Vejamos, junto à coluna “J”, a de IOD, portanto à esquerda, Ottokar pôs uma placa de cerâmica com uma flor de acácia. Essa flor é o símbolo por excelência da maçonaria como iniciação, representa inocência e imortalidade da alma, anuncia não a destruição do ser pela morte, mas uma renovação, e é a árvore sagrada do grau de Mestre, consagrada à luz do dia, por extensão, da verdade. Junto à coluna “B”, a da casa, colocou um escudo heráldico na forma adotada pelos alemães no século XIV, encimado pelo nome de família Dörfell em letras góticas. No campo do escudo a figura de uma serpente, o duplo da alma que possui duas valências no processo alquímico da regeneração, encravada por seta na cabeça, simbolizando o poder divino realizado através da inteligência.
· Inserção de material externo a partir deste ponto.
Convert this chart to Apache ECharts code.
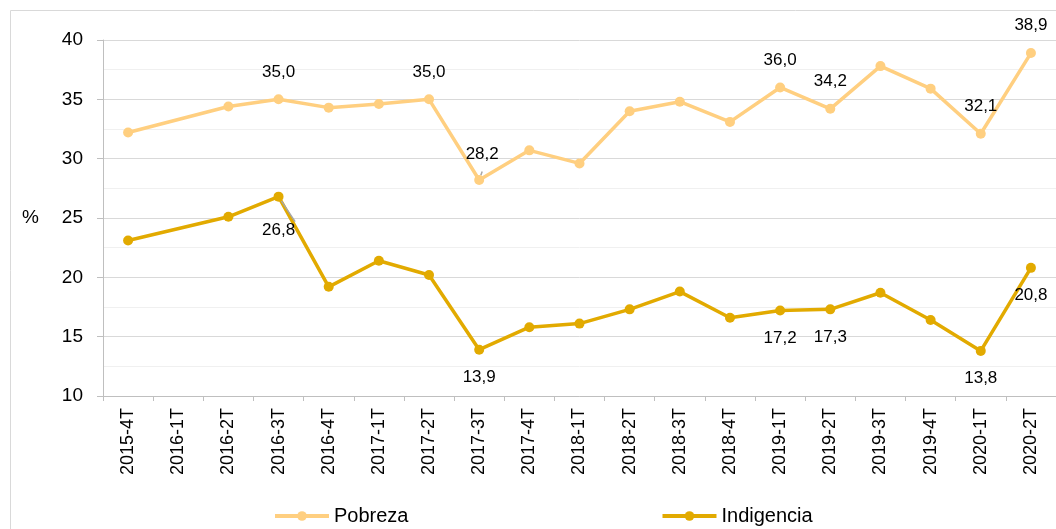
<!DOCTYPE html>
<html>
    <head>
        <meta charset="utf-8">
        <style>
            html, body { margin: 0; padding: 0; background: #fff; }
        </style>
    </head>
    <body>
        <div id="main" style="width:1056px;height:529px"></div>
        <script src="https://cdn.jsdelivr.net/npm/echarts@6/dist/echarts.min.js"></script>
        <script type="text/javascript">
            // trimestres (2016-1T sin dato)
            var categories = ['2015-4T', '2016-1T', '2016-2T', '2016-3T', '2016-4T', '2017-1T', '2017-2T',
                '2017-3T', '2017-4T', '2018-1T', '2018-2T', '2018-3T', '2018-4T', '2019-1T', '2019-2T',
                '2019-3T', '2019-4T', '2020-1T', '2020-2T']
            var pobreza = [32.2, null, 34.4, 35.0, 34.3, 34.6, 35.0, 28.2, 30.7, 29.6, 34.0, 34.8, 33.1,
                36.0, 34.2, 37.8, 35.9, 32.1, 38.9]
            var indigencia = [23.1, null, 25.1, 26.8, 19.2, 21.4, 20.2, 13.9, 15.8, 16.1, 17.3, 18.8, 16.6,
                17.2, 17.3, 18.7, 16.4, 13.8, 20.8]
            // puntos con etiqueta
            var pobrezaLabeled = ['2016-3T', '2017-2T', '2017-3T', '2019-1T', '2019-2T', '2020-1T', '2020-2T']
            var indigenciaLabeled = ['2016-3T', '2017-3T', '2019-1T', '2019-2T', '2020-1T', '2020-2T']
            // etiquetas con linea guia
            var pobrezaLeader = ['2017-3T']
            var indigenciaLeader = ['2016-3T']

            var fmt = function (v) { return v.toFixed(1).replace('.', ',') }

            function buildData(values, labeled, leader, pos, leadDist, leadDx) {
                return values.map(function (v, i) {
                    if (v === null) return null
                    var show = labeled.indexOf(categories[i]) >= 0
                    var lead = leader.indexOf(categories[i]) >= 0
                    return {
                        value: v,
                        label: { show: show, position: pos, distance: lead ? leadDist : 14, offset: lead ? [leadDx, 0] : [0, 0] },
                        labelLine: { show: lead, lineStyle: { color: '#a6a6a6', width: 1.5 } }
                    }
                })
            }

            var mycharts = echarts.init(document.getElementById('main'))
            var option = {
                animation: false,
                textStyle: { fontFamily: 'Liberation Sans, Arial, sans-serif' },
                graphic: [{
                    type: 'rect',
                    shape: { x: 10.5, y: 10.5, width: 1200, height: 700 },
                    style: { fill: 'none', stroke: '#d9d9d9', lineWidth: 1 },
                    silent: true,
                    z: -1
                }],
                grid: { left: 103, right: 0, top: 40, bottom: 133 },
                legend: {
                    left: 268,
                    top: 501,
                    itemWidth: 54,
                    itemHeight: 12,
                    itemGap: 252,
                    lineStyle: { width: 4 },
                    textStyle: { fontSize: 20, color: '#000' },
                    data: ['Pobreza', 'Indigencia']
                },
                xAxis: {
                    type: 'category',
                    data: categories,
                    boundaryGap: true,
                    axisLine: { lineStyle: { color: '#bfbfbf', width: 1 } },
                    axisTick: { show: true, length: 5, lineStyle: { color: '#bfbfbf' } },
                    axisLabel: { rotate: 90, margin: 12, fontSize: 18, color: '#000', interval: 0 }
                },
                yAxis: {
                    type: 'value',
                    min: 10,
                    max: 40,
                    interval: 5,
                    name: '%',
                    nameLocation: 'middle',
                    nameRotate: 0,
                    nameGap: 64,
                    nameTextStyle: { fontSize: 19, color: '#000' },
                    axisLine: { show: true, lineStyle: { color: '#bfbfbf' } },
                    axisTick: { show: true, length: 6, lineStyle: { color: '#bfbfbf' } },
                    axisLabel: { fontSize: 19, color: '#000', margin: 20 },
                    splitLine: { lineStyle: { color: '#d9d9d9', width: 1 } },
                    minorTick: { show: false, splitNumber: 2 },
                    minorSplitLine: { show: true, lineStyle: { color: '#f0f0f0', width: 1 } }
                },
                series: [{
                    name: 'Pobreza',
                    type: 'line',
                    connectNulls: true,
                    data: buildData(pobreza, pobrezaLabeled, pobrezaLeader, 'top', 12, 3),
                    symbol: 'circle',
                    symbolSize: 10,
                    itemStyle: { color: '#ffcf80' },
                    lineStyle: { color: '#ffcf80', width: 3.5 },
                    label: {
                        fontSize: 17,
                        color: '#000',
                        formatter: function (p) { return fmt(p.value) }
                    }
                }, {
                    name: 'Indigencia',
                    type: 'line',
                    connectNulls: true,
                    data: buildData(indigencia, indigenciaLabeled, indigenciaLeader, 'bottom', 20, 0),
                    symbol: 'circle',
                    symbolSize: 10,
                    itemStyle: { color: '#e2aa00' },
                    lineStyle: { color: '#e2aa00', width: 3.5 },
                    label: {
                        fontSize: 17,
                        color: '#000',
                        formatter: function (p) { return fmt(p.value) }
                    }
                }]
            }
            mycharts.setOption(option)
        </script>
    </body>
</html>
Completando os símbolos maçônicos Ottokar colocou na cumeeira um cata-vento que afirma o religioso, encontra-se no domínio mitológico pela descrição de Vitruvius ( séc. I a.C.) já que assinala a presença de uma divindade. No presente caso é um galo sobre uma estrela; o galo tem profundas ligações com o culto solar, é o triunfo da luz sobre as trevas, na Bíblia é símbolo da inteligência emanada de Deus, e, por extensão, da vigilância. Na maçonaria já aparece na Câmara de Reflexões antes da iniciação do neófito, com a sentença “vigilância-perseverança”. A estrela colocada é o “Selo de Salomão”, um duplo triangulo entrelaçado como manifestação e evolução duais do Cosmos, os mundos físicos fogo e água, espírito e matéria; o triangulo com vértice voltado para baixo como manifestação do Criador, em contraposição ao ascendente como elevação do homem, é a quintessência da “Câmara do meio” alcançada no grau de Mestre.

Voltemos à carta de Dörfell e ao aforismo gravado “em pedra” (na realidade uma placa de cerâmica), onde se lê: Ottokar e Ida/ “ No lar e no coração, haja sempre liberdade, paz devoção”/ 1864. Um aforismo no conceito de Friedrich Schlegel, filósofo, cabeça do movimento do Romantismo alemão, tradutor de sânscrito e estudioso das tradições indianas, é definido como a maior quantidade de pensamento no menor espaço. Uma publicação da “Folha da Loja Hanseática” (informativo do Círculo dos Mestres de Hamburgo e Schleswig-Holstein) datado de dezembro de 1955 traz uma “prancha” assinada por .’. H. Maschmann sobre a simbologia da Luz, reconhecendo no Rigveda a iluminação do consagrado. O Rigveda (cuja tradução é conhecimento) é a mais antiga literatura sagrada indo-européia em 1.500 a.C., formada por hinos rituais sacrificais devendo ser interpretados de forma simbólica e metafórica, ao contrário das religiões abraâmicas ( Torá, Bíblia e Corão) as quais exigem interpretação literal. Festejava-se pelo fogo sagrado o fim da era de escuridão e Agni como a luz do mundo, que afasta o mal do limiar e protege as casas.

Lembremos que o Rito de Schröder, também conhecido como Rosacruz Retificado entrelaçava saberes e princípios da alquimia e magia, no sentido de conhecimentos herméticos da natureza como os chakras em certos cerimoniais, com os significados teosóficos, simbólicos e filosóficos dentre os quais os Vedas, para alcançar a iluminação interna que permite vislumbrar o caminho. Segundo os Vedas o lar de um indivíduo é seu maior templo, assim construí-lo diz B.P. Wadia, é construir a ponte entre o céu e a terra, aquele que se prepara para conhecer o infinito deve conhecer o finito.

Desde sua iniciação em 27/02/1848 na Loja “A irmanação da humanidade” em Glauchau, até sua adoção em 1856 na Loja “Amizade alemã no Cruzeiro do Sul” onde em 1862 alcança o grau de Venerável Mestre de São João, durante cinqüenta anos até seu afastamento em 1892 pela avançada idade como Mestre de Honra ad vitam, sua vida se pautou pela retidão dos ensinamentos, e a placa em sua moradia reflete a vida de Ottokar e Ida (née Günther) Dörfell, em local elevado: a casa como um templo.

Walter de Queiroz Guerreiro

Historiador e Crítico de Arte ( ABCA/AICA).